> [What this task involves] Search the listing below for the word "Output" and copy each line that holds it.

>> Begin

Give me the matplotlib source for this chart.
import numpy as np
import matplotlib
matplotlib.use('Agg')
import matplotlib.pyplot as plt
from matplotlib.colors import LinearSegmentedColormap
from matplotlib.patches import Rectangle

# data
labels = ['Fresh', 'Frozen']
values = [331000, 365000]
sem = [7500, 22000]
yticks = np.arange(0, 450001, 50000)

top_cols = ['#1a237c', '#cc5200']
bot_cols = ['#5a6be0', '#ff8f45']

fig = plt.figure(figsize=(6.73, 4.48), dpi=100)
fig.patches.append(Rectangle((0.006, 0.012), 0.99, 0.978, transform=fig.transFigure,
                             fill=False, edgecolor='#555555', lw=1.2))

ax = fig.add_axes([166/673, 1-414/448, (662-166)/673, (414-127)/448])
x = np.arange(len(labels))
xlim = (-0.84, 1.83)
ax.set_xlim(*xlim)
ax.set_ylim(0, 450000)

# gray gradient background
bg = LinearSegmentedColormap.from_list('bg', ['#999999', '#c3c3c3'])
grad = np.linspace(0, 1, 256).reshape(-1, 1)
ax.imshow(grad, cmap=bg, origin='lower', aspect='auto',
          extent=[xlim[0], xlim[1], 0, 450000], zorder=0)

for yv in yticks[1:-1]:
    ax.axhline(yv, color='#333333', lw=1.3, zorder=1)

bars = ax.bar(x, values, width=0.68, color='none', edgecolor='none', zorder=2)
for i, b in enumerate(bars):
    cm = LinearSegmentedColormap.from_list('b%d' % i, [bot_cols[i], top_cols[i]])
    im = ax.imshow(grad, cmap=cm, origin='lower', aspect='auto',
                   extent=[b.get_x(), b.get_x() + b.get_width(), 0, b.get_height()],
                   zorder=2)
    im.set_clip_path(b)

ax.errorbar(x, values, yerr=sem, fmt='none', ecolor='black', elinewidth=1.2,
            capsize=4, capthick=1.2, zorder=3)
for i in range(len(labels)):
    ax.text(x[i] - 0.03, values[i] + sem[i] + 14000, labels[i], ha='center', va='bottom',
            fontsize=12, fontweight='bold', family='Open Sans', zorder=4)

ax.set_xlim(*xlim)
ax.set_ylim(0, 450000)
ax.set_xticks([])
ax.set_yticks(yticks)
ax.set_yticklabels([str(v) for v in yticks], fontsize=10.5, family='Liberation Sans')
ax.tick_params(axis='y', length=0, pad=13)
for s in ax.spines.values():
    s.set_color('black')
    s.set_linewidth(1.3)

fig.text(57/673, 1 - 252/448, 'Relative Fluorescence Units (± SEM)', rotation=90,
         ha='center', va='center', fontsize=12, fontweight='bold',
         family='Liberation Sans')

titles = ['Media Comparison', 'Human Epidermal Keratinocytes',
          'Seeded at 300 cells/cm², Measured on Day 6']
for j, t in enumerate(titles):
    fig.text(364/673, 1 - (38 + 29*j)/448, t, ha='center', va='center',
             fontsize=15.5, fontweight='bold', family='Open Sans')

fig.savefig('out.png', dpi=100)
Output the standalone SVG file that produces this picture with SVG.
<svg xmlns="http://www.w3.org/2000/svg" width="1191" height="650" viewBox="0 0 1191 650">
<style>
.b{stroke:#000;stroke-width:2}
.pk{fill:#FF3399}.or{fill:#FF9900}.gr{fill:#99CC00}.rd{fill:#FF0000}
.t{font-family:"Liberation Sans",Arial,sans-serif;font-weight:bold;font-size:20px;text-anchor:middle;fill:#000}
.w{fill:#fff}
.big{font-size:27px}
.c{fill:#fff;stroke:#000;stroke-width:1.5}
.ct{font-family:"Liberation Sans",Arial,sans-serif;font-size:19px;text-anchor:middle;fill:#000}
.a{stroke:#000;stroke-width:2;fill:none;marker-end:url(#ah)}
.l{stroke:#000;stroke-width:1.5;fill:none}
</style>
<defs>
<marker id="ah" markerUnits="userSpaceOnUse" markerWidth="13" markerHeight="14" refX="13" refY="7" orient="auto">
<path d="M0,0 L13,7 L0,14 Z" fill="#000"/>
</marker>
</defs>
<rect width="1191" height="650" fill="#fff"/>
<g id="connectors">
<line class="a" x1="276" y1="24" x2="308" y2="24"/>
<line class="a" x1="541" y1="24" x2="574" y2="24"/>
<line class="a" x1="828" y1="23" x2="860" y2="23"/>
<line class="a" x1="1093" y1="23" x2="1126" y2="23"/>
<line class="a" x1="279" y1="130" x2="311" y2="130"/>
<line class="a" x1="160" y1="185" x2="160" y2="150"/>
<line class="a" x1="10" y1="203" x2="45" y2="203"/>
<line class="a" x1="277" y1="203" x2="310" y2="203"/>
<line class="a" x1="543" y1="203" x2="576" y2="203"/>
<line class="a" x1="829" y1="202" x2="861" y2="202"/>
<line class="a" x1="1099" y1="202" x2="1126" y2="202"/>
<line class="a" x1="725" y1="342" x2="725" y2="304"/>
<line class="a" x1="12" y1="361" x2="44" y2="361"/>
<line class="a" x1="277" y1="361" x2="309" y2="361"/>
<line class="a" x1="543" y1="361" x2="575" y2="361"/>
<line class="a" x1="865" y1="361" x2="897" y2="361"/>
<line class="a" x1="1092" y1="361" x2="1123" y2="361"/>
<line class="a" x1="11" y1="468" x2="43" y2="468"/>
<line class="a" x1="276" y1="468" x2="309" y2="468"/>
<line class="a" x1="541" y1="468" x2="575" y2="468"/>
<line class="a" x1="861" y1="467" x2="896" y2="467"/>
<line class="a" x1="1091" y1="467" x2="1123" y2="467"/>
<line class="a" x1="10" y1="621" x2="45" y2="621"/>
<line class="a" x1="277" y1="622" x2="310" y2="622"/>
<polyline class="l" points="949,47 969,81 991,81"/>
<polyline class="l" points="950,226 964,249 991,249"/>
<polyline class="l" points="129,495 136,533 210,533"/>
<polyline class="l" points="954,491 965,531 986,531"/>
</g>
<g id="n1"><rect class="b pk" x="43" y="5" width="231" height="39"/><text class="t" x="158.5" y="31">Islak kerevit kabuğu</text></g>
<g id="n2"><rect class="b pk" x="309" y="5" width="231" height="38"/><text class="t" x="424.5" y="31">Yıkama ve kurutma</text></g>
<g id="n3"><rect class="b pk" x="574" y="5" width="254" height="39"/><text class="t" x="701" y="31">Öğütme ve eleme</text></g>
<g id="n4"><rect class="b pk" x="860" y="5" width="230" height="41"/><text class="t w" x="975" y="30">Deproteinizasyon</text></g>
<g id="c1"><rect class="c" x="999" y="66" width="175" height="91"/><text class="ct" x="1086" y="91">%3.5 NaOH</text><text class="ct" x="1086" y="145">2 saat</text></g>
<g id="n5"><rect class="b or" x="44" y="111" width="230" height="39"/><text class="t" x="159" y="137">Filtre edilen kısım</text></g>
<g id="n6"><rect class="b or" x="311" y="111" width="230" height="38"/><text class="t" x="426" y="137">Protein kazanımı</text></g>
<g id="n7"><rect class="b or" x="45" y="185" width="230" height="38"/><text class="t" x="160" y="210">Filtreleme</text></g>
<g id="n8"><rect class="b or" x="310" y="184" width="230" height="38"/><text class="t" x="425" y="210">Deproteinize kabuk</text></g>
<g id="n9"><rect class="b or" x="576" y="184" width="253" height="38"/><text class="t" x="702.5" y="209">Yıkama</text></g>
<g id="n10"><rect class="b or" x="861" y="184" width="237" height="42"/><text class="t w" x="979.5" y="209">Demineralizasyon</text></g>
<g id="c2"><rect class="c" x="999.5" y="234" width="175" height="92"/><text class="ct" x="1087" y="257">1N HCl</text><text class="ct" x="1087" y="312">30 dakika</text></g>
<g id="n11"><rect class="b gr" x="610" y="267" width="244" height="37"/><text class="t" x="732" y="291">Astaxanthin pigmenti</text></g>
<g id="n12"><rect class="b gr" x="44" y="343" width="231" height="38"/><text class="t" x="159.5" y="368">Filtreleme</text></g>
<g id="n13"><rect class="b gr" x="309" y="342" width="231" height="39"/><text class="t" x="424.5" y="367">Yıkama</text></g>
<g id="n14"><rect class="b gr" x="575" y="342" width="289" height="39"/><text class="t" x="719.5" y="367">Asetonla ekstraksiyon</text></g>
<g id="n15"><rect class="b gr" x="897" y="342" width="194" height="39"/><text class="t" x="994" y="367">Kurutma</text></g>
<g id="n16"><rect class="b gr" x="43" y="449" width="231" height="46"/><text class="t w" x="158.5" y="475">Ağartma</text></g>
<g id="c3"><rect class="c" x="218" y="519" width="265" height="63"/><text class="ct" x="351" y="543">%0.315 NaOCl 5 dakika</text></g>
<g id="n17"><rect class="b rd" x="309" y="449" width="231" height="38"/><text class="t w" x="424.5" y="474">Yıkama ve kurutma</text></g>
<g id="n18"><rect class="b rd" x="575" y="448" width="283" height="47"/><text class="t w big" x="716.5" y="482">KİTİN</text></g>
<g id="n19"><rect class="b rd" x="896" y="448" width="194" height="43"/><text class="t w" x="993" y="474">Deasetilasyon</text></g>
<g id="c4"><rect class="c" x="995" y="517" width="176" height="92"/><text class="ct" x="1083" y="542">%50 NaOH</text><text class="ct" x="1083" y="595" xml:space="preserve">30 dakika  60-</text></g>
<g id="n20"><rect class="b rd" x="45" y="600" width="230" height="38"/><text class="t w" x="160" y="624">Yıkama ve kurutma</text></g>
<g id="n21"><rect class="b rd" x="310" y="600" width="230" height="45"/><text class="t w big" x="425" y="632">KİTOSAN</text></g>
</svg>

>> End
>> Begin

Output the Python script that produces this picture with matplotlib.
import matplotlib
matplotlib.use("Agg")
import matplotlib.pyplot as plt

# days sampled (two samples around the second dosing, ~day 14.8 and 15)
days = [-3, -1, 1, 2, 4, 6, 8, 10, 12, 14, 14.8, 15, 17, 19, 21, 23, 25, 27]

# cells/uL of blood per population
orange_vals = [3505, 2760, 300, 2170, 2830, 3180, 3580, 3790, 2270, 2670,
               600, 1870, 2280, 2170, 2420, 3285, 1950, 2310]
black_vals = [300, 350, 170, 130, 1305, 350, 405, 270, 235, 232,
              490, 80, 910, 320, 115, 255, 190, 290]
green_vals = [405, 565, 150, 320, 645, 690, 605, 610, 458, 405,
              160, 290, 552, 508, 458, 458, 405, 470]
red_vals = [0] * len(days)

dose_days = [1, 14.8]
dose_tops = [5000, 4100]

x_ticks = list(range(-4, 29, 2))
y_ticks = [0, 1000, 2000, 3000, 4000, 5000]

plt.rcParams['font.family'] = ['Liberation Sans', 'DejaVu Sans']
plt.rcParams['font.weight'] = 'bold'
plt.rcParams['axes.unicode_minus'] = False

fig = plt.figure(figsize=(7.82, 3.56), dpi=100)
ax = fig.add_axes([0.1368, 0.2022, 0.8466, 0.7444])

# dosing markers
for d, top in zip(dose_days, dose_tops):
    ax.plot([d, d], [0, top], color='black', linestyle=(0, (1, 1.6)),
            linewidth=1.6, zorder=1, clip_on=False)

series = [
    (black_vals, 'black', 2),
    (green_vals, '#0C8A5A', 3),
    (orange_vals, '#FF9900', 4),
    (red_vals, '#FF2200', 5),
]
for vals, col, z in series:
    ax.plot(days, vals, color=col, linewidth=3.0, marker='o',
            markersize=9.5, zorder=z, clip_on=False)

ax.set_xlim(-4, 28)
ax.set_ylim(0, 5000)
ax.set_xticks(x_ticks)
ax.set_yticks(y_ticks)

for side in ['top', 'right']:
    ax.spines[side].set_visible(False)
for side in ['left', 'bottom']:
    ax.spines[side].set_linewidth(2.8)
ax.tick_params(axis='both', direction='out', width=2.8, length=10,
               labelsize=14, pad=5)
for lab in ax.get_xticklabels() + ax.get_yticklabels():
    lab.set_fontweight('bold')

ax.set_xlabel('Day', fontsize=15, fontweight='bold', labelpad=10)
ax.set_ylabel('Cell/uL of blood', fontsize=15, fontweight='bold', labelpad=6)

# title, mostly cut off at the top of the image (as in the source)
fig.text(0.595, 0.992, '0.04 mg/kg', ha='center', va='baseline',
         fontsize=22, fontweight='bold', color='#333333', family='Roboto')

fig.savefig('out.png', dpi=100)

>> End

> [Answer to this exercise]
Output the standalone SVG file that produces this picture with SVG.
Output the Python script that produces this picture with matplotlib.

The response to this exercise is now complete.